Published: 6 December 2011

Abstract

Introduction

This study was performed to examine craniofacial structures in persons with hypodontia and to reveal any differences, that may occur, when agenetic teeth are only found in the maxilla, the mandible or in both jaws. The groups consistent of 50 children (33 girls, 17 boys) aged between 9 and 13.5 years were analyzed and assigned to three subgroups. Group 1 = upper jaw hypodontia. Group 2 = lower jaw hypodontia. Group 3 = hypodontia in both jaws.

Materials and methods

Eleven angular and three index measurements from lateral encephalographs and two linear measurements from dental blaster casts were calculated. All data was statistically analyzed, parameters with p < 5% were investigated for each subgroup respectively.

Results

In comparison with standards the study group showed bimaxillary retrognathism and a reduction of the lower anterior facial height. Moreover both overbite and overjet significantly increased. Other values laid within the normal ranges. Evaluating results of the subgroups, differences in the means of SNA, SNB and overjet between the groups were observed.

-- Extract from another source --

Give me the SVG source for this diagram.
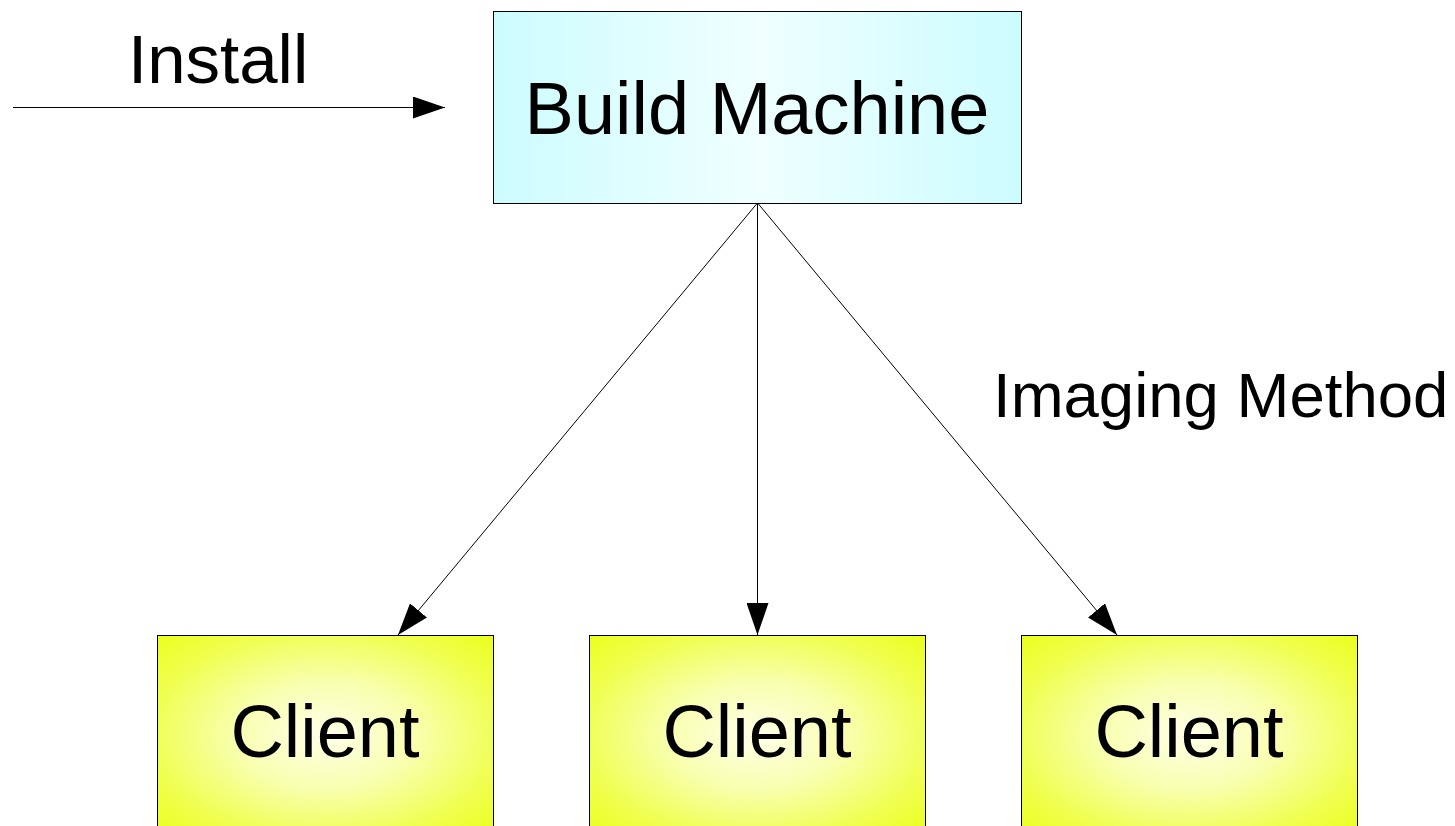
<svg xmlns="http://www.w3.org/2000/svg" width="1455" height="826" viewBox="0 0 1455 826">
<style>
  text { font-family: "Liberation Sans", Arial, sans-serif; fill: #000; }
  .big { font-size: 74px; text-anchor: middle; }
  .box { stroke: #000; stroke-width: 1; }
  .conn { stroke: #000; stroke-width: 1; fill: none; marker-end: url(#arrow); }
</style>
<defs>
  <linearGradient id="cyanGrad" x1="0" y1="0" x2="1" y2="0">
    <stop offset="0" stop-color="#ccfcff"/>
    <stop offset="0.5" stop-color="#f0ffff"/>
    <stop offset="1" stop-color="#ccfcff"/>
  </linearGradient>
  <radialGradient id="yellowGrad" cx="0.5" cy="0.5" r="0.75">
    <stop offset="0" stop-color="#ffffe8"/>
    <stop offset="0.35" stop-color="#f8ffb0"/>
    <stop offset="0.7" stop-color="#f0ff50"/>
    <stop offset="1" stop-color="#e8ff10"/>
  </radialGradient>
  <marker id="arrow" viewBox="0 0 32 22" refX="32" refY="11" markerWidth="32" markerHeight="22" markerUnits="userSpaceOnUse" orient="auto">
    <path d="M0,0 L32,11 L0,22 Z" fill="#000"/>
  </marker>
</defs>
<g id="build-machine">
  <rect class="box" x="493.5" y="11.5" width="528" height="192" fill="url(#cyanGrad)"/>
  <text class="big" x="757" y="134">Build Machine</text>
</g>
<g id="client-1">
  <rect class="box" x="157.5" y="635.5" width="336" height="200" fill="url(#yellowGrad)"/>
  <text class="big" x="325" y="757">Client</text>
</g>
<g id="client-2">
  <rect class="box" x="589.5" y="635.5" width="336" height="200" fill="url(#yellowGrad)"/>
  <text class="big" x="757" y="757">Client</text>
</g>
<g id="client-3">
  <rect class="box" x="1021.5" y="635.5" width="336" height="200" fill="url(#yellowGrad)"/>
  <text class="big" x="1189" y="757">Client</text>
</g>
<g id="connectors">
  <line class="conn" x1="13" y1="107.5" x2="445" y2="107.5"/>
  <line class="conn" x1="757" y1="203.5" x2="398" y2="635"/>
  <line class="conn" x1="757.5" y1="203.5" x2="757.5" y2="635"/>
  <line class="conn" x1="758" y1="203.5" x2="1117" y2="635"/>
</g>
<g id="labels">
  <text x="128" y="83" style="font-size:69px">Install</text>
  <text x="993" y="417" style="font-size:63.5px">Imaging Method</text>
</g>
</svg>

Analysis of the mandibular growth pattern revealed, that neither vertical nor horizontal patterns are dominant in hypodontia patients.

Conclusions

In certain dentofacial parameters differences between persons with hypodontia and such with full dentition exist. According to our findings agenetic teeth may have a negative influence on the saggital development of a jaw and the lower face and may be responsible for increased overbites. This should receive attention in orthodontic treatment of hypodontia patients.